What to do:
Starting with the first line of the listing, quote each line exactly until and including the one with "const textColor = '#1a1a1a';", leaving pictures out.

Data provided:
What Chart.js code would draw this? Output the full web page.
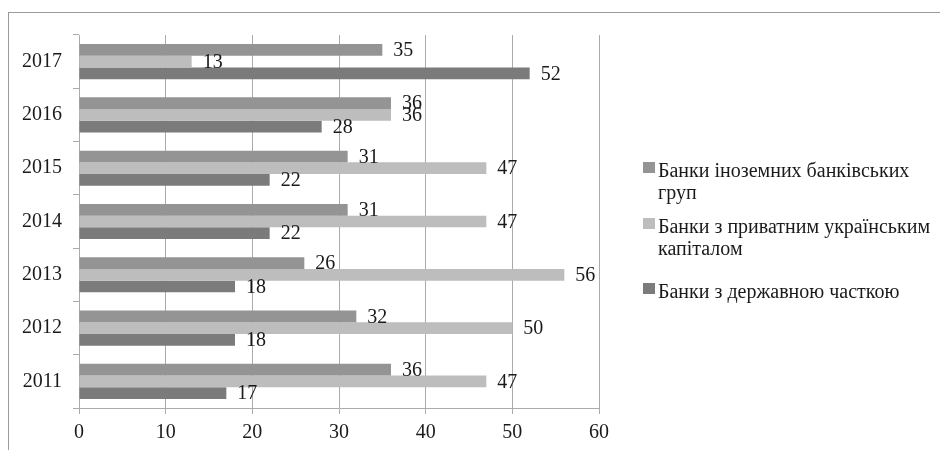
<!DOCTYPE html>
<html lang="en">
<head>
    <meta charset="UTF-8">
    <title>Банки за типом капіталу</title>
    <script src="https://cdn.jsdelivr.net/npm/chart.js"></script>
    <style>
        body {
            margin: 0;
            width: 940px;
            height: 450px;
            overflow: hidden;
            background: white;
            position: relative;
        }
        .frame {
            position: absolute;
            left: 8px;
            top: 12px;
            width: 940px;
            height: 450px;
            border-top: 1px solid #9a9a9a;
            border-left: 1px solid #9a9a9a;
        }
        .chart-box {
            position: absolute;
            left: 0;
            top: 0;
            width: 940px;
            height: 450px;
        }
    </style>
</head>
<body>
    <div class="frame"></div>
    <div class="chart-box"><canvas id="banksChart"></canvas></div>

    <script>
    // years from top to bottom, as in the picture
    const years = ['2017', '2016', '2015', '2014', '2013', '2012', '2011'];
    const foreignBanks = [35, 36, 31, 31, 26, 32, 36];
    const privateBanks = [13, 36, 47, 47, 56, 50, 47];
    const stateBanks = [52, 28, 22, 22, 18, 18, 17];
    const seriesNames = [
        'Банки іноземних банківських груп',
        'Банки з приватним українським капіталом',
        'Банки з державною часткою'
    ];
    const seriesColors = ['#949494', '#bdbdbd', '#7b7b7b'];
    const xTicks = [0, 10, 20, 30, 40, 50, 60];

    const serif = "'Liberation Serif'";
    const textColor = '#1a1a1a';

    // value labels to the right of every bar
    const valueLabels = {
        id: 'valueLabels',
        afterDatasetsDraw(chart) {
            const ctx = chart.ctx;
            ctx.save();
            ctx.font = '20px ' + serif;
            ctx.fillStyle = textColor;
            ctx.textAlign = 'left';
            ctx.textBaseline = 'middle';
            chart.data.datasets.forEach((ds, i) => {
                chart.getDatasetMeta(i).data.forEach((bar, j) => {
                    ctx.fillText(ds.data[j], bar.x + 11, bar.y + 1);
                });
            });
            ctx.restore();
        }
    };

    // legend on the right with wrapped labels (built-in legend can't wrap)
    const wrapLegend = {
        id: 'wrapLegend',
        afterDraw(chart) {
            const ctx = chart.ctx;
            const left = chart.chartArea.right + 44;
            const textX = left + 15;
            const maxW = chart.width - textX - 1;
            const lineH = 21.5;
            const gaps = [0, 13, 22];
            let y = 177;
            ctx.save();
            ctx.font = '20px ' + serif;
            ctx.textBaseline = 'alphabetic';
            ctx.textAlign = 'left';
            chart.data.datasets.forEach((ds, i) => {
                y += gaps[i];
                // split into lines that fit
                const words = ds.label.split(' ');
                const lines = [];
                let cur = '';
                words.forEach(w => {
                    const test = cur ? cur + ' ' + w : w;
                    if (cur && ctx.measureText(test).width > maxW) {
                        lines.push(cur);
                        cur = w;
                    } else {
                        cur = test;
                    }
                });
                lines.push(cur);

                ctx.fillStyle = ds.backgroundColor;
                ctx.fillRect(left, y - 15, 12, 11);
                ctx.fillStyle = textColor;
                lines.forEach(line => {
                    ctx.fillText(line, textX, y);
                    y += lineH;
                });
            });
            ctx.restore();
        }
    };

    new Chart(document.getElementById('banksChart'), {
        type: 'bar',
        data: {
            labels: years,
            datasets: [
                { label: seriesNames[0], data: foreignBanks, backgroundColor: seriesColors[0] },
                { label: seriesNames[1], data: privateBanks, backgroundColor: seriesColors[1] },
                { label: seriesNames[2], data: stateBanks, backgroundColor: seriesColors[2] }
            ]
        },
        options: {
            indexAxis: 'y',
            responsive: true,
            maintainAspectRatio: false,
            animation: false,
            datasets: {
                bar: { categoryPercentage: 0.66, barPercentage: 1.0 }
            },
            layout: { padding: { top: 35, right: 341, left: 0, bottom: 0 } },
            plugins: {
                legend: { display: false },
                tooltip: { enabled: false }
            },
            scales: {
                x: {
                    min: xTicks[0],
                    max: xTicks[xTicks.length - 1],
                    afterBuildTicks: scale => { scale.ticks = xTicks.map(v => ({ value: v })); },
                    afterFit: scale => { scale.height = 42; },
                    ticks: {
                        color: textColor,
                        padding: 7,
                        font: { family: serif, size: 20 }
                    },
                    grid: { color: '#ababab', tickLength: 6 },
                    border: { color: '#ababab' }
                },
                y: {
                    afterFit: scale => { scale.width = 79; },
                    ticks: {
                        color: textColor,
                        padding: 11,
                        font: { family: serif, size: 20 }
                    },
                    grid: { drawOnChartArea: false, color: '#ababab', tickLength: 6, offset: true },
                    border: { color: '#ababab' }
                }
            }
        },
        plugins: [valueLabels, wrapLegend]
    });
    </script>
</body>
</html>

Solution for this task:
What Chart.js code would draw this? Output the full web page.
<!DOCTYPE html>
<html lang="en">
<head>
    <meta charset="UTF-8">
    <title>Банки за типом капіталу</title>
    <script src="https://cdn.jsdelivr.net/npm/chart.js"></script>
    <style>
        body {
            margin: 0;
            width: 940px;
            height: 450px;
            overflow: hidden;
            background: white;
            position: relative;
        }
        .frame {
            position: absolute;
            left: 8px;
            top: 12px;
            width: 940px;
            height: 450px;
            border-top: 1px solid #9a9a9a;
            border-left: 1px solid #9a9a9a;
        }
        .chart-box {
            position: absolute;
            left: 0;
            top: 0;
            width: 940px;
            height: 450px;
        }
    </style>
</head>
<body>
    <div class="frame"></div>
    <div class="chart-box"><canvas id="banksChart"></canvas></div>

    <script>
    // years from top to bottom, as in the picture
    const years = ['2017', '2016', '2015', '2014', '2013', '2012', '2011'];
    const foreignBanks = [35, 36, 31, 31, 26, 32, 36];
    const privateBanks = [13, 36, 47, 47, 56, 50, 47];
    const stateBanks = [52, 28, 22, 22, 18, 18, 17];
    const seriesNames = [
        'Банки іноземних банківських груп',
        'Банки з приватним українським капіталом',
        'Банки з державною часткою'
    ];
    const seriesColors = ['#949494', '#bdbdbd', '#7b7b7b'];
    const xTicks = [0, 10, 20, 30, 40, 50, 60];

    const serif = "'Liberation Serif'";
    const textColor = '#1a1a1a';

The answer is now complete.